* **What you should do**: Without the pictures, return all of the material exactly as written.

* **Supplied information**:
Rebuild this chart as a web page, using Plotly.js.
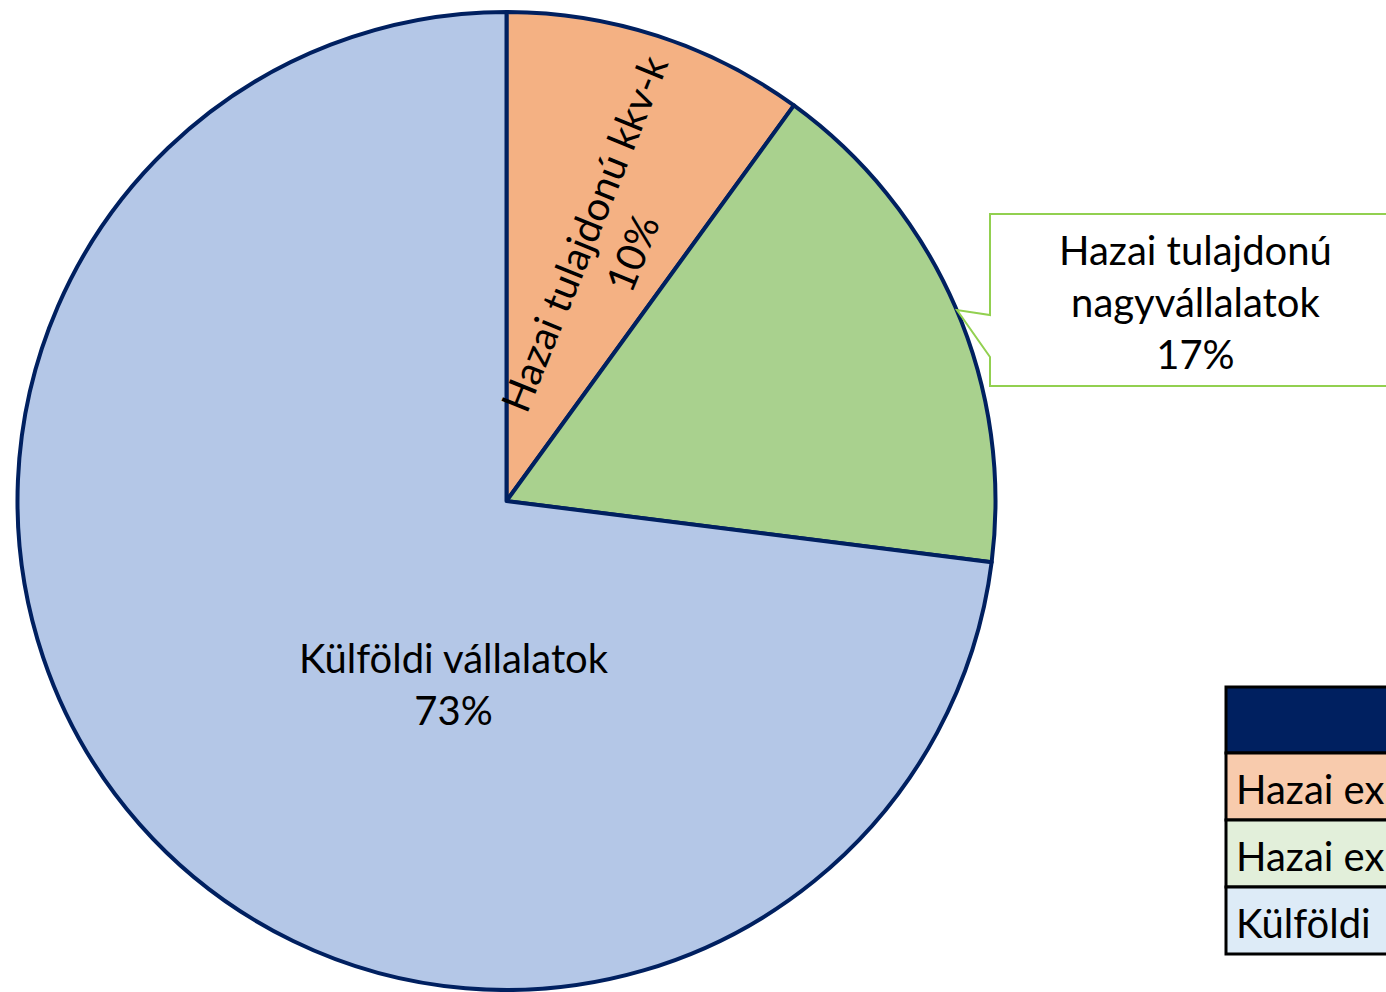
<!DOCTYPE html>
<html>
<head>
<meta charset="utf-8">
<script src="https://cdn.plot.ly/plotly-3.0.1.min.js"></script>
<style>html,body{margin:0;padding:0;background:#fff;overflow:hidden}#chart{width:1386px;height:992px}</style>
</head>
<body>
<div id="chart"></div>
<script>
// ---- data ----
const categories = ["Hazai tulajdonú kkv-k", "Hazai tulajdonú nagyvállalatok", "Külföldi vállalatok"];
const labelLines = [["Hazai tulajdonú kkv-k"], ["Hazai tulajdonú", "nagyvállalatok"], ["Külföldi vállalatok"]];
const shares = [10, 17, 73];
const sliceColors = ["#F4B183", "#A9D18E", "#B4C7E7"];
const tableRows = ["Hazai ex", "Hazai ex", "Külföldi"];
const tableColors = ["#F8CBAD", "#E2EFDA", "#DDEBF7"];

const W = 1386, H = 992;
const px = x => x / W;
const py = y => 1 - y / H;
const FONT = "Lato, 'Open Sans', sans-serif";

const total = shares.reduce((a, b) => a + b, 0);
const pct = v => Math.round(v / total * 100) + "%";

const trace = {
  type: "pie",
  labels: categories,
  values: shares,
  sort: false,
  direction: "clockwise",
  rotation: 0,
  textinfo: "none",
  hoverinfo: "label+percent",
  marker: { colors: sliceColors, line: { color: "#002060", width: 4 } },
  domain: { x: [px(16), px(997)], y: [py(990), py(12)] },
  showlegend: false
};

const annotations = [
  { // orange slice, rotated
    x: px(608), y: py(243), xref: "paper", yref: "paper",
    xanchor: "center", yanchor: "middle",
    text: labelLines[0].join("<br>") + "<br>" + pct(shares[0]),
    showarrow: false, textangle: -68,
    font: { family: FONT, size: 40, color: "#000" }
  },
  { // callout
    x: px(1195), y: py(302), xref: "paper", yref: "paper",
    xanchor: "center", yanchor: "middle",
    text: labelLines[1].join("<br>") + "<br>" + pct(shares[1]),
    showarrow: false,
    font: { family: FONT, size: 40, color: "#000" }
  },
  { // blue slice
    x: px(454), y: py(684), xref: "paper", yref: "paper",
    xanchor: "center", yanchor: "middle",
    text: labelLines[2].join("<br>") + "<br>" + pct(shares[2]),
    showarrow: false,
    font: { family: FONT, size: 40, color: "#000" }
  }
];

const shapes = [];
// callout box with pointer
const cp = [[990,214],[1420,214],[1420,386],[990,386],[990,357],[957,310],[990,315]];
shapes.push({
  type: "path", xref: "paper", yref: "paper",
  path: "M " + cp.map(p => px(p[0]) + "," + py(p[1])).join(" L ") + " Z",
  fillcolor: "#FFFFFF", line: { color: "#92D050", width: 2 }
});

// table at bottom right (cut by page edge)
const tLeft = 1226, tRight = 1440;
const rowEdges = [687, 753, 820, 887, 954];
shapes.push({
  type: "rect", xref: "paper", yref: "paper",
  x0: px(tLeft), x1: px(tRight), y0: py(rowEdges[1]), y1: py(rowEdges[0]),
  fillcolor: "#002060", line: { color: "#000", width: 3 }
});
tableRows.forEach((t, i) => {
  shapes.push({
    type: "rect", xref: "paper", yref: "paper",
    x0: px(tLeft), x1: px(tRight), y0: py(rowEdges[i + 2]), y1: py(rowEdges[i + 1]),
    fillcolor: tableColors[i], line: { color: "#000", width: 3 }
  });
  annotations.push({
    x: px(1234), y: py((rowEdges[i + 1] + rowEdges[i + 2]) / 2 + 2), xref: "paper", yref: "paper",
    xanchor: "left", yanchor: "middle",
    text: t, showarrow: false,
    font: { family: FONT, size: 40, color: "#000" }
  });
});

const layout = {
  width: W, height: H,
  margin: { l: 0, r: 0, t: 0, b: 0 },
  paper_bgcolor: "#FFFFFF",
  showlegend: false,
  annotations, shapes
};

Plotly.newPlot("chart", [trace], layout, { displayModeBar: false, staticPlot: true });
</script>
</body>
</html>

* **Written answer**:
Rebuild this chart as a web page, using Plotly.js.
<!DOCTYPE html>
<html>
<head>
<meta charset="utf-8">
<script src="https://cdn.plot.ly/plotly-3.0.1.min.js"></script>
<style>html,body{margin:0;padding:0;background:#fff;overflow:hidden}#chart{width:1386px;height:992px}</style>
</head>
<body>
<div id="chart"></div>
<script>
// ---- data ----
const categories = ["Hazai tulajdonú kkv-k", "Hazai tulajdonú nagyvállalatok", "Külföldi vállalatok"];
const labelLines = [["Hazai tulajdonú kkv-k"], ["Hazai tulajdonú", "nagyvállalatok"], ["Külföldi vállalatok"]];
const shares = [10, 17, 73];
const sliceColors = ["#F4B183", "#A9D18E", "#B4C7E7"];
const tableRows = ["Hazai ex", "Hazai ex", "Külföldi"];
const tableColors = ["#F8CBAD", "#E2EFDA", "#DDEBF7"];

const W = 1386, H = 992;
const px = x => x / W;
const py = y => 1 - y / H;
const FONT = "Lato, 'Open Sans', sans-serif";

const total = shares.reduce((a, b) => a + b, 0);
const pct = v => Math.round(v / total * 100) + "%";

const trace = {
  type: "pie",
  labels: categories,
  values: shares,
  sort: false,
  direction: "clockwise",
  rotation: 0,
  textinfo: "none",
  hoverinfo: "label+percent",
  marker: { colors: sliceColors, line: { color: "#002060", width: 4 } },
  domain: { x: [px(16), px(997)], y: [py(990), py(12)] },
  showlegend: false
};

const annotations = [
  { // orange slice, rotated
    x: px(608), y: py(243), xref: "paper", yref: "paper",
    xanchor: "center", yanchor: "middle",
    text: labelLines[0].join("<br>") + "<br>" + pct(shares[0]),
    showarrow: false, textangle: -68,
    font: { family: FONT, size: 40, color: "#000" }
  },
  { // callout
    x: px(1195), y: py(302), xref: "paper", yref: "paper",
    xanchor: "center", yanchor: "middle",
    text: labelLines[1].join("<br>") + "<br>" + pct(shares[1]),
    showarrow: false,
    font: { family: FONT, size: 40, color: "#000" }
  },
  { // blue slice
    x: px(454), y: py(684), xref: "paper", yref: "paper",
    xanchor: "center", yanchor: "middle",
    text: labelLines[2].join("<br>") + "<br>" + pct(shares[2]),
    showarrow: false,
    font: { family: FONT, size: 40, color: "#000" }
  }
];

const shapes = [];
// callout box with pointer
const cp = [[990,214],[1420,214],[1420,386],[990,386],[990,357],[957,310],[990,315]];
shapes.push({
  type: "path", xref: "paper", yref: "paper",
  path: "M " + cp.map(p => px(p[0]) + "," + py(p[1])).join(" L ") + " Z",
  fillcolor: "#FFFFFF", line: { color: "#92D050", width: 2 }
});

// table at bottom right (cut by page edge)
const tLeft = 1226, tRight = 1440;
const rowEdges = [687, 753, 820, 887, 954];
shapes.push({
  type: "rect", xref: "paper", yref: "paper",
  x0: px(tLeft), x1: px(tRight), y0: py(rowEdges[1]), y1: py(rowEdges[0]),
  fillcolor: "#002060", line: { color: "#000", width: 3 }
});
tableRows.forEach((t, i) => {
  shapes.push({
    type: "rect", xref: "paper", yref: "paper",
    x0: px(tLeft), x1: px(tRight), y0: py(rowEdges[i + 2]), y1: py(rowEdges[i + 1]),
    fillcolor: tableColors[i], line: { color: "#000", width: 3 }
  });
  annotations.push({
    x: px(1234), y: py((rowEdges[i + 1] + rowEdges[i + 2]) / 2 + 2), xref: "paper", yref: "paper",
    xanchor: "left", yanchor: "middle",
    text: t, showarrow: false,
    font: { family: FONT, size: 40, color: "#000" }
  });
});

const layout = {
  width: W, height: H,
  margin: { l: 0, r: 0, t: 0, b: 0 },
  paper_bgcolor: "#FFFFFF",
  showlegend: false,
  annotations, shapes
};

Plotly.newPlot("chart", [trace], layout, { displayModeBar: false, staticPlot: true });
</script>
</body>
</html>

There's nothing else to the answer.